Headquartered in Germany, Stemmer Imaging has recently been trumpeting the use of its technology in a range of non-industrial settings.
In one particularly fascinating application, Stemmer engineers have been working alongside researchers at Dresden Technical University to develop road inspection systems that can carefully analyse the surface of a road while travelling at speeds of up to 130km/h.


This represents an interesting challenge for the technology. Typically, in industrial applications, the objects to be inspected are moving while the imaging system itself remains static. In road inspection systems, this situation is reversed.

Over the past few years, Stemmer has worked closely with road vehicle inspection specialist Lehmann and Partner, which has used vehicle-mounted inspection systems to closely analyse hundreds of thousands of kilometres of German road.

According to Lehmann and Partner’s Dirk Ebersbach, similar systems could be used for tunnels and railway tracks or even in route planning for heavy-duty vehicles.

In other applications, Stemmer’s technology has been used to analyse and assess wildlife stocks. It has even been used to evaluate the effectiveness of insecticides by checking treated plants for the presence of plant louse nymphs and eggs.

But Stemmer isn’t the only vision specialist exploring new, unusual application areas.

Indeed, remote visual inspection (RVI) equipment developed by GE’s Measurement & Control division was recently used to probe a 1st century burial tomb in Jerusalem thought to contain the remains of early Christians.

A robotic arm fitted with remote visual equipment — more commonly used in industrial settings, as seen above right — is being used by archaeologists (above) to obtain images from within a tomb containing the remains of early Christians

With Jewish religious authorities insisting that nobody should enter or interfere with the tomb, the archaeological team decided to develop a robotic arm fitted with RVI technology, which is more commonly used in the aerospace, energy and automotive sectors.

GE’s Bill Tarant, who took part in the latest project, helped to carry out a similar exploration in 2005 and explained the problems faced. ‘In 2005, we gained entry to the tomb through a soul pipe,’ he said.

‘With the current project, we had to drill three 8in [20cm] holes through 2m of rock into the tomb. The tomb was 1m in height but any inspection equipment needed to be able to extend over 3m to obtain the required coverage.

‘We solved the problem by using a mechanical/pneumatic arm. This was fitted to a GE CA-Zoom PTZ [pan-tilt-zoom] camera, which was used to obtain the images inside the tomb. A second CA-Zoom PTZ was inserted in one of the other holes to monitor the movement of the first camera.’

Although the first images received were very good, the investigators asked if the definition could be improved to broadcast quality, so that the inscriptions on the ossuaries (caskets containing human skeletal remains) could be read not only on site but also by viewers of the film that was being made.

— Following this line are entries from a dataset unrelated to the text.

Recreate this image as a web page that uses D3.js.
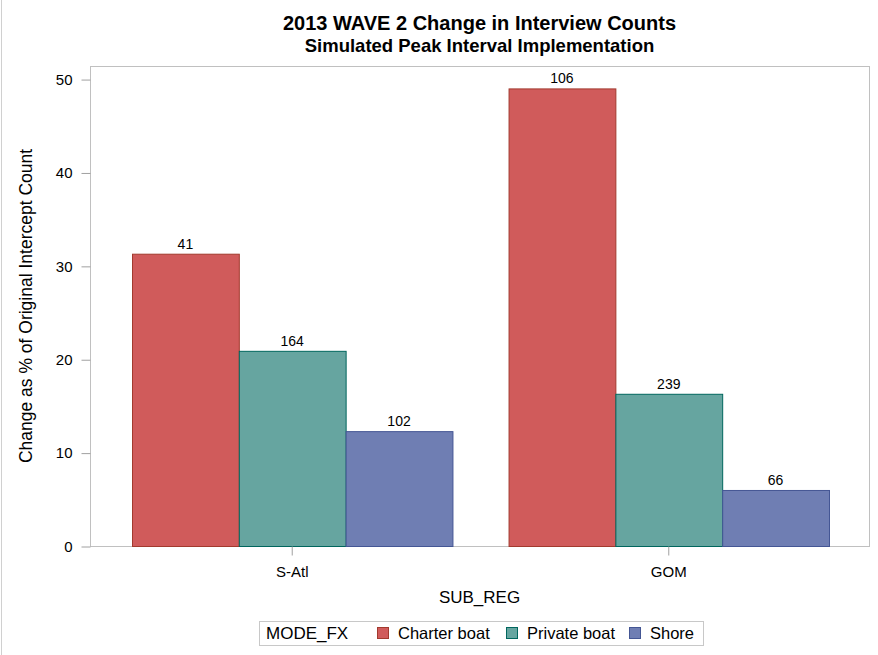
<!DOCTYPE html>
<html>
<head>
<meta charset="utf-8">
<script src="https://cdn.jsdelivr.net/npm/d3@7"></script>
<style>
  body { margin: 0; background: #fff; }
  text { font-family: "Liberation Sans", Arial, sans-serif; fill: #000; }
</style>
</head>
<body>
<div id="chart"></div>
<script>
// data
var regions = ["S-Atl", "GOM"];
var modes = ["Charter boat", "Private boat", "Shore"];
var pctCharter = [31.3, 49.0];
var pctPrivate = [20.9, 16.3];
var pctShore = [12.3, 6.0];
var cntCharter = [41, 106];
var cntPrivate = [164, 239];
var cntShore = [102, 66];
var yTicks = [0, 10, 20, 30, 40, 50];

var fills = ["#D05B5B", "#66A5A0", "#6F7EB3"];
var strokes = ["#A23A2E", "#01665E", "#445694"];

var W = 878, H = 655;
var frame = { left: 90, right: 869, top: 66, bottom: 546 };

var data = [];
regions.forEach(function (r, i) {
  data.push({ region: r, mode: modes[0], pct: pctCharter[i], n: cntCharter[i] });
  data.push({ region: r, mode: modes[1], pct: pctPrivate[i], n: cntPrivate[i] });
  data.push({ region: r, mode: modes[2], pct: pctShore[i], n: cntShore[i] });
});

var svg = d3.select("#chart").append("svg")
    .attr("width", W)
    .attr("height", H);

// left edge line of the image
svg.append("line")
    .attr("x1", 1.5).attr("x2", 1.5)
    .attr("y1", 0).attr("y2", H)
    .attr("stroke", "#d0d0d0");

var y = d3.scaleLinear()
    .domain([0, 51.4])
    .range([frame.bottom, frame.top]);

var x0 = d3.scaleBand()
    .domain(regions)
    .range([132, 829])
    .paddingInner(0.149)
    .paddingOuter(0);

var x1 = d3.scaleBand()
    .domain(modes)
    .range([0, x0.bandwidth()]);

var color = d3.scaleOrdinal().domain(modes).range(fills);
var edge = d3.scaleOrdinal().domain(modes).range(strokes);

// plot frame
svg.append("rect")
    .attr("x", frame.left + 0.5)
    .attr("y", frame.top + 0.5)
    .attr("width", frame.right - frame.left)
    .attr("height", frame.bottom - frame.top)
    .attr("fill", "none")
    .attr("stroke", "#c0c0c0");

// bars
svg.append("g").selectAll("rect")
    .data(data)
    .join("rect")
    .attr("x", function (d) { return x0(d.region) + x1(d.mode) + 0.5; })
    .attr("y", function (d) { return y(d.pct) + 0.5; })
    .attr("width", x1.bandwidth())
    .attr("height", function (d) { return y(0) - y(d.pct); })
    .attr("fill", function (d) { return color(d.mode); })
    .attr("stroke", function (d) { return edge(d.mode); });

// count labels
svg.append("g").selectAll("text")
    .data(data)
    .join("text")
    .attr("x", function (d) { return x0(d.region) + x1(d.mode) + x1.bandwidth() / 2; })
    .attr("y", function (d) { return y(d.pct) - 5; })
    .attr("text-anchor", "middle")
    .style("font-size", "14px")
    .text(function (d) { return d.n; });

// y axis
var yAxis = svg.append("g")
    .attr("transform", "translate(" + (frame.left + 0.5) + ",0.5)")
    .call(d3.axisLeft(y).tickValues(yTicks).tickSize(9).tickPadding(9));
yAxis.select(".domain").remove();
yAxis.selectAll("line").attr("stroke", "#a0a0a0");
yAxis.selectAll("text").style("font-size", "15px").style("font-family", "Liberation Sans, Arial, sans-serif").attr("fill", "#000");

// x axis
var xAxis = svg.append("g")
    .attr("transform", "translate(0," + (frame.bottom + 0.5) + ")")
    .call(d3.axisBottom(x0).tickSize(9).tickPadding(11));
xAxis.select(".domain").remove();
xAxis.selectAll("line").attr("stroke", "#a0a0a0");
xAxis.selectAll("text").style("font-size", "15px").style("font-family", "Liberation Sans, Arial, sans-serif").attr("fill", "#000");

// titles
var cx = (frame.left + frame.right) / 2;
svg.append("text")
    .attr("x", cx).attr("y", 30)
    .attr("text-anchor", "middle")
    .style("font-size", "20px").style("font-weight", "bold")
    .text("2013 WAVE 2 Change in Interview Counts");
svg.append("text")
    .attr("x", cx).attr("y", 52)
    .attr("text-anchor", "middle")
    .style("font-size", "18.5px").style("font-weight", "bold")
    .text("Simulated Peak Interval Implementation");

svg.append("text")
    .attr("transform", "translate(32," + (frame.top + frame.bottom) / 2 + ") rotate(-90)")
    .attr("text-anchor", "middle")
    .style("font-size", "17.5px")
    .text("Change as % of Original Intercept Count");

svg.append("text")
    .attr("x", cx).attr("y", 603)
    .attr("text-anchor", "middle")
    .style("font-size", "17px")
    .text("SUB_REG");

// legend
var lg = svg.append("g");
lg.append("rect")
    .attr("x", 259.5).attr("y", 621.5)
    .attr("width", 444).attr("height", 24)
    .attr("fill", "#fff").attr("stroke", "#c8c8c8");
lg.append("text")
    .attr("x", 266).attr("y", 639)
    .style("font-size", "17px")
    .text("MODE_FX");
var legendX = [377, 506, 629];
modes.forEach(function (m, i) {
  lg.append("rect")
      .attr("x", legendX[i] + 0.5).attr("y", 627.5)
      .attr("width", 11).attr("height", 11)
      .attr("fill", color(m)).attr("stroke", edge(m));
  lg.append("text")
      .attr("x", legendX[i] + 21).attr("y", 639)
      .style("font-size", "16.5px")
      .text(m);
});
</script>
</body>
</html>
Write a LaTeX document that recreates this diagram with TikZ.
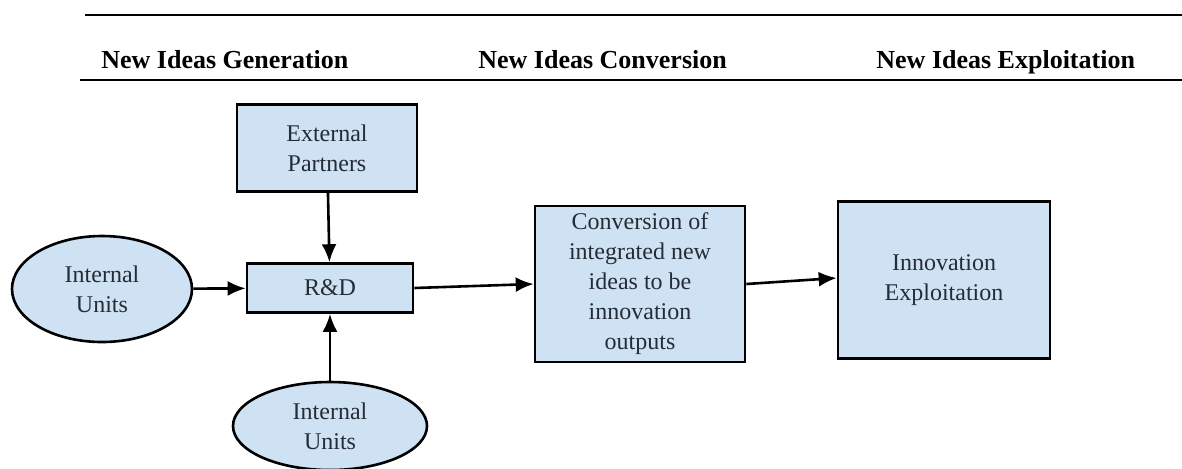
\documentclass[tikz,border=0pt]{standalone}
\usepackage{fontspec}
\setmainfont{Liberation Serif}
\usetikzlibrary{arrows.meta,positioning,shapes.geometric}
\definecolor{ideablue}{HTML}{CFE2F3}
\definecolor{ideatext}{HTML}{262C36}

\begin{document}
\begin{tikzpicture}[x=0.5pt,y=-0.5pt,
  every node/.style={font=\fontsize{12}{15}\selectfont,align=center,text=ideatext},
  box/.style={draw=black,fill=ideablue,line width=1.3pt,inner sep=2pt},
  unit/.style={ellipse,draw=black,fill=ideablue,line width=1.3pt,inner sep=0pt},
  phase/.style={font=\fontsize{13}{15}\bfseries\selectfont,text=black,anchor=base west,inner sep=0pt},
  rule/.style={line width=1.4pt},
  arr/.style={-{Latex[length=9pt,width=7.5pt]},line width=1.3pt}
]
\useasboundingbox (0,0) rectangle (1182,468);
% header rules and phase titles
\coordinate (ruleA) at (85,15);
\coordinate (ruleB) at (80,80);
\draw[rule] (ruleA) -- (ruleA -| 1182,0);
\draw[rule] (ruleB) -- (ruleB -| 1182,0);
\node[phase] (gen) at (101,68) {New Ideas Generation};
\node[phase] (conv-t) at (478,68) {New Ideas Conversion};
\node[phase] (expl-t) at (876,68) {New Ideas Exploitation};
% nodes
\node[box,minimum width=90pt,minimum height=43.5pt] (ext) at (327,148) {External\\Partners};
\node[box,minimum width=83pt,minimum height=24.5pt] (rd) at (330,288) {R\&D};
\node[unit,minimum width=90pt,minimum height=53pt] (intL) at (102,289) {Internal\\Units};
\node[unit,minimum width=97pt,minimum height=44pt] (intB) at (330,426) {Internal\\Units};
\node[box,minimum width=105pt,minimum height=78pt] (conv) at (640,284) {Conversion of\\integrated new\\ideas to be\\innovation\\outputs};
\node[box,minimum width=106pt,minimum height=78.5pt] (innov) at (944,280) {Innovation\\Exploitation};
% connectors
\draw[arr] (ext) -- (rd);
\draw[arr] (intL) -- (rd);
\draw[arr] (intB) -- (rd);
\draw[arr] (rd.east) -- (conv.west);
\draw[arr] (conv.east) -- ([yshift=1pt]innov.west);
\end{tikzpicture}
\end{document}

This required major development work by GE’s engineers, resulting in a customised high-definition camera. To support the CA-Zoom cameras, GE also introduced its XLG3 video probe to provide images of extremely difficult-to-access areas within the tomb.

With its very high light output and its unique 360º All-Way articulation, combined with advanced digital signal processing, the XLG3 probe can be remotely manipulated into the most difficult of locations to provide sharp, high-quality images.

‘I believe that this is the first time an archaeological project such as this has been carried out remotely,’ said Tarant. ‘Its success is due in no small part to the expertise and commitment of our custom engineering team, as well as to the functional capabilities of our range of RVI equipment.’

This equipment has provided high-definition video images of ossuaries within the tomb to enable archaeological experts to read the ossuary inscriptions and to gain some insight into their provenance.

The caskets appear to be inscribed with early Christian iconography, and there is speculation that the bones may actually belong to contemporaries or even disciples of Jesus Christ.